I z taką intencją z oddali ja także błogosławię (wreszcie, po tylu latach, zbudowanego!) ORP Ślązaka i wszystkich na nim służących.
[Autor jest absolwentem Chrześcijańskiej Akademii Teologicznej i Akademii Marynarki Wojennej]
[1] „Czy żołnierze mogą dostąpić zbawienia” z 1526 roku i “O świeckiej zwierzchności, w jakiej mierze należy być jej posłusznym” z 1523 roku. Przekłady polskie obu pism można znaleźć w książce M. Luter, Pisma etyczne, Bielsko-Biała 2009.
[2] Więcej zdjęć z wodowania na stronie Akademii Marynarki Wojennej.
[3] Artykuł 11 Konwencji Brukselskiej z 23 września 1910, tekst polski – Dz.
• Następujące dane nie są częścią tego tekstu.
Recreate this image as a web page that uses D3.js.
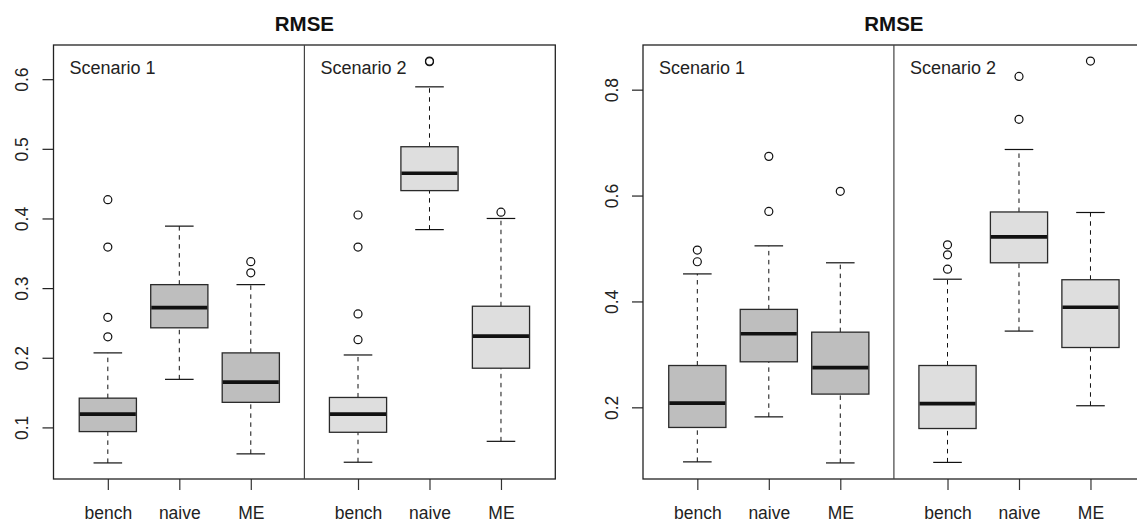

U. 1938, Nr 101, poz 672.
[4] M. Luter, O świeckiej zwierzchności, w jakiej mierze należy być jej posłusznym, [w:] Pisma etyczne, Bielsko-Biała 2009, s. 183.
[5] Skądinąd logiczny jest system, że kapelan rozmawiając z kapitanem jest kapitanem, z bosmanmatem – bosmanmatem, z admirałem – admirałem; każdy inny wariant prowadziłby do absurdu, jeżeli te stopnie wojskowe traktować tak śmiertelnie poważnie, jak Autor Protestu.
[6] Przy takim rozumieniu błogosławieństwa oczywiście istotne stają się szczegóły dotyczące „mocy duchowych” błogosławiącego… w przypadku niektórych rodzajów poświęcenia w wydaniu np. rzymskim zyskuje to dość doniosłe znaczenie i stąd ustalenia o sprawowaniu „ważnym i godnym”, „ważnym, ale niegodnym”, „nieważnym” itd., ale nie rozwijam tego, bo Autor Protestu podobno jest ewangelikiem, i to augsburskim.
[7] „O zachowanie w opiece Bożej naszej ojczyzny, za jej władze i wojsko”, jak też, co może lepiej objaśnia sprawę: „o zachowanie w opiece Bożej naszej Ojczyzny, za jej władze i wojsko, abyśmy mogli prowadzić ciche i spokojne życie, we wszelkiej pobożności i czystości”.